The Moon's reduced density matrix in the position basis becomes:

ρ(x, x') ≈ 0 for |x - x'| > ℓD

where D is the decoherence length — often far smaller than an atomic radius. This means that the Moon’s wavefunction becomes a statistical mixture of narrow, localised wave-packets — each one a quasi-classical state. The off-diagonal terms responsible for interference have vanished, and with them, any possibility of observing non-classical motion.

This is mathematically and physically different from a coherent quantum superposition. The wavefunction is no longer "wavy" across great distances.
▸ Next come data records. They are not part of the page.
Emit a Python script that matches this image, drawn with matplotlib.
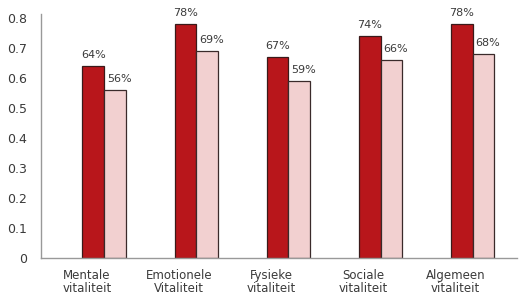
import matplotlib
matplotlib.use("Agg")
import matplotlib.pyplot as plt
import numpy as np

categories = ["Mentale\nvitaliteit", "Emotionele\nVitaliteit", "Fysieke\nvitaliteit", "Sociale\nvitaliteit", "Algemeen\nvitaliteit"]
series_a = [0.64, 0.78, 0.67, 0.74, 0.78]
series_b = [0.56, 0.69, 0.59, 0.66, 0.68]
labels_a = ["64%", "78%", "67%", "74%", "78%"]
labels_b = ["56%", "69%", "59%", "66%", "68%"]
yticks = [0, 0.1, 0.2, 0.3, 0.4, 0.5, 0.6, 0.7, 0.8]
ytick_labels = ["0", "0.1", "0.2", "0.3", "0.4", "0.5", "0.6", "0.7", "0.8"]

plt.rcParams['font.family'] = ['DejaVu Sans']
txt = '#3a3a3a'

fig = plt.figure(figsize=(5.19, 2.99), dpi=100)
ax = fig.add_axes([41/519, 1-258/299, (517-41)/519, (258-14)/299])

x = np.arange(len(categories))
w = 0.235
ax.bar(x - w/2, series_a, w, color='#B8161B', edgecolor='#3a1a1a', linewidth=0.9)
ax.bar(x + w/2, series_b, w, color='#F2D0D0', edgecolor='#3a2a2a', linewidth=0.9)

for i in range(len(categories)):
    ax.text(x[i] - w/2, series_a[i] + 0.02, labels_a[i], ha='center', va='bottom', fontsize=8, color=txt)
    ax.text(x[i] + w/2 + 0.045, series_b[i] + 0.02, labels_b[i], ha='center', va='bottom', fontsize=8, color=txt)

ax.set_xlim(-0.685, 4.48)
ax.set_ylim(0, 0.8135)
ax.set_yticks(yticks)
ax.set_yticklabels(ytick_labels, fontsize=9, color=txt)
ax.set_xticks(x - 0.185)
ax.set_xticklabels(categories, fontsize=8.5, color=txt, linespacing=1.0)
ax.tick_params(length=0)
ax.tick_params(axis='y', pad=10)
ax.tick_params(axis='x', pad=8)
for s in ['top', 'right']:
    ax.spines[s].set_visible(False)
for s in ['left', 'bottom']:
    ax.spines[s].set_color('#999999')
    ax.spines[s].set_linewidth(1.0)

fig.savefig("out.png", dpi=100)
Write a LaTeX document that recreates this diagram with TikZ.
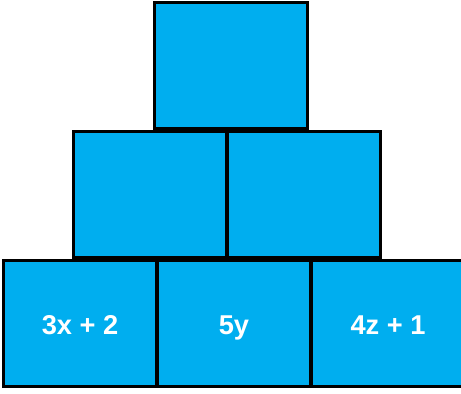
\documentclass[tikz,border=0pt]{standalone}
\usepackage{fontspec}
\setmainfont{Liberation Sans}
\usepackage{xcolor}
\usepackage{tikz}
\usetikzlibrary{positioning}
\definecolor{pblue}{RGB}{0,174,239}

\begin{document}
\begin{tikzpicture}[
  x=0.02cm,y=-0.02cm,
  font=\fontsize{15.5}{18}\selectfont\bfseries,
  brick/.style={draw=black,fill=pblue,line width=0.06cm,text=white,
                minimum width=3.08cm,minimum height=2.54cm,inner sep=0pt,
                text height=13pt,text depth=0pt},
  ]
  \useasboundingbox (0,0) rectangle (461,394);
  \clip (0,0) rectangle (461,394);
  \node[brick] (apex)  at (231, 65.5) {};
  \node[brick] (midl)  at (150,194.5) {};
  \node[brick] (midr)  at (304,194.5) {};
  \node[brick] (basel) at ( 80,323.5) {3x + 2};
  \node[brick] (basem) at (234,323.5) {5y};
  \node[brick] (baser) at (388,323.5) {4z + 1};
\end{tikzpicture}
\end{document}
It has become a cloud of classical possibilities, each encoded by its own amplitude-Gaussian, each decohered from the others, evolving independently as if in separate worlds or branches.

5. So What’s the Difference?

You might ask: if there’s only one Moon, and we can’t do a million trials like in the electron case, what’s the real difference between pre- and post-decoherence? Isn’t this all semantics?

No — the distinction is real, even if it's experimentally inaccessible. In principle:

  • Before decoherence, interference between locations is possible (though fantastically improbable to observe).
  • After decoherence, such interference is physically impossible. The phase relations have been irreversibly scrambled into the environment.

The Moon has gone from being “quantum-coherent but unrealistically so” to being “effectively classical,” and this transition has nothing to do with human observation. The universe itself, via its environment, acts as the ever-watchful observer.

6. Conclusion

The Moon and the electron are not as different as they seem. Both obey the same quantum rules. What separates them is not metaphysics, but scale and entanglement. The electron lives in a regime where interference is feasible. The Moon lives in a regime where decoherence is overwhelming.

The density matrix shows us this difference with clarity. Where the electron's matrix has off-diagonal terms — the mark of quantum interference — the Moon's does not. And that is why we see fringes on a screen for the one, and lunar eclipses for the other.